## The request
Retype word for word the first line of the listing and each line after it up to the line with "value of imports", with the pictures taken out.

## Dataset content
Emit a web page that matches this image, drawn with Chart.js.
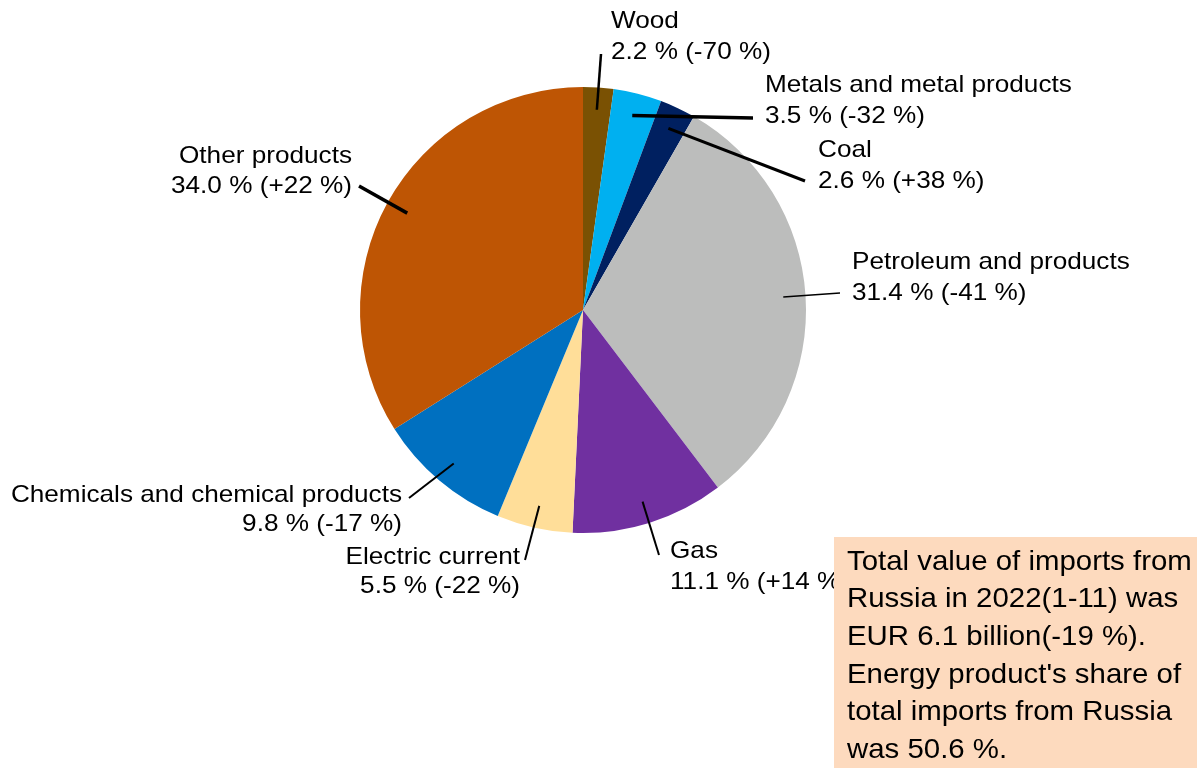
<!DOCTYPE html>
<html>
<head>
<meta charset="utf-8">
<script src="https://cdn.jsdelivr.net/npm/chart.js@4"></script>
<style>
  body { margin: 0; background: #fff; }
  #wrap { width: 1197px; height: 768px; position: relative; }
</style>
</head>
<body>
<div id="wrap"><canvas id="pie" width="1197" height="768"></canvas></div>
<script>
// data
let categories = ["Wood", "Metals and metal products", "Coal", "Petroleum and products", "Gas", "Electric current", "Chemicals and chemical products", "Other products"]
let shares = [2.2, 3.5, 2.6, 31.4, 11.1, 5.5, 9.8, 34.0]
let changes = [-70, -32, 38, -41, 14, -22, -17, 22]
let colors = ["#7A5103", "#00B0F0", "#002060", "#BCBDBC", "#7030A0", "#FFDE99", "#0070C0", "#BE5504"]
let note_lines = ["Total value of imports from", "Russia in 2022(1-11) was", "EUR 6.1 billion(-19 %).", "Energy product's share of", "total imports from Russia", "was 50.6 %."]

// where each label sits (line end, text lines)
let label_layout = [
    { end: [601, 54], lw: 2.5, lines: [[611, 21, "left"], [611, 52, "left"]] },
    { end: [753, 118], lw: 3.5, lines: [[765, 85, "left"], [765, 116, "left"]] },
    { end: [805, 181], lw: 3, lines: [[818, 150, "left"], [818, 181, "left"]] },
    { end: [840, 293], lw: 1.5, lines: [[852, 262, "left"], [852, 293, "left"]] },
    { end: [659, 555], lw: 2, lines: [[670, 551, "left"], [670, 582, "left"]] },
    { end: [525, 560], lw: 2, lines: [[520, 557, "right"], [520, 586, "right"]] },
    { end: [409, 498], lw: 2, lines: [[402, 495, "right"], [402, 524, "right"]] },
    { end: [359, 186], lw: 3.5, lines: [[352, 156, "right"], [352, 186, "right"]] }
]

function fmt_change(c) {
    return (c > 0 ? "+" : "") + c + " %"
}

// text a bit wider than the font gives, like the picture
function draw_text(ctx, text, x, y, align, sx) {
    ctx.save()
    ctx.translate(x, y)
    ctx.scale(sx, 1)
    ctx.textAlign = align
    ctx.fillText(text, 0, 0)
    ctx.restore()
}

let label_plugin = {
    id: "labels",
    afterDatasetsDraw(chart) {
        let ctx = chart.ctx
        let arcs = chart.getDatasetMeta(0).data
        ctx.save()
        ctx.fillStyle = "#000"
        ctx.strokeStyle = "#000"
        ctx.font = "24px 'Liberation Sans', Arial, sans-serif"
        ctx.textBaseline = "middle"
        for (let i = 0; i < arcs.length; i++) {
            let a = arcs[i]
            let mid = (a.startAngle + a.endAngle) / 2
            let sx = a.x + Math.cos(mid) * a.outerRadius * 0.9
            let sy = a.y + Math.sin(mid) * a.outerRadius * 0.9
            let lay = label_layout[i]
            ctx.lineWidth = lay.lw
            ctx.beginPath()
            ctx.moveTo(sx, sy)
            ctx.lineTo(lay.end[0], lay.end[1])
            ctx.stroke()
            let texts = [categories[i], shares[i].toFixed(1) + " % (" + fmt_change(changes[i]) + ")"]
            for (let j = 0; j < 2; j++) {
                draw_text(ctx, texts[j], lay.lines[j][0], lay.lines[j][1], lay.lines[j][2], 1.09)
            }
        }
        // note box on top
        ctx.fillStyle = "#FDDABE"
        ctx.fillRect(834, 537, 363, 231)
        ctx.fillStyle = "#000"
        ctx.font = "28px 'Liberation Sans', Arial, sans-serif"
        for (let k = 0; k < note_lines.length; k++) {
            draw_text(ctx, note_lines[k], 847, 562 + k * 37.6, "left", 1.05)
        }
        ctx.restore()
    }
}

let my_chart = new Chart(document.getElementById("pie"), {
    type: "pie",
    data: {
        labels: categories,
        datasets: [{
            data: shares,
            backgroundColor: colors,
            borderWidth: 0
        }]
    },
    options: {
        responsive: false,
        animation: false,
        layout: { padding: { left: 360, right: 391, top: 87, bottom: 235 } },
        plugins: {
            legend: { display: false },
            tooltip: { enabled: false }
        }
    },
    plugins: [label_plugin]
})
</script>
</body>
</html>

## Expected answer
Emit a web page that matches this image, drawn with Chart.js.
<!DOCTYPE html>
<html>
<head>
<meta charset="utf-8">
<script src="https://cdn.jsdelivr.net/npm/chart.js@4"></script>
<style>
  body { margin: 0; background: #fff; }
  #wrap { width: 1197px; height: 768px; position: relative; }
</style>
</head>
<body>
<div id="wrap"><canvas id="pie" width="1197" height="768"></canvas></div>
<script>
// data
let categories = ["Wood", "Metals and metal products", "Coal", "Petroleum and products", "Gas", "Electric current", "Chemicals and chemical products", "Other products"]
let shares = [2.2, 3.5, 2.6, 31.4, 11.1, 5.5, 9.8, 34.0]
let changes = [-70, -32, 38, -41, 14, -22, -17, 22]
let colors = ["#7A5103", "#00B0F0", "#002060", "#BCBDBC", "#7030A0", "#FFDE99", "#0070C0", "#BE5504"]
let note_lines = ["Total value of imports from", "Russia in 2022(1-11) was", "EUR 6.1 billion(-19 %).", "Energy product's share of", "total imports from Russia", "was 50.6 %."]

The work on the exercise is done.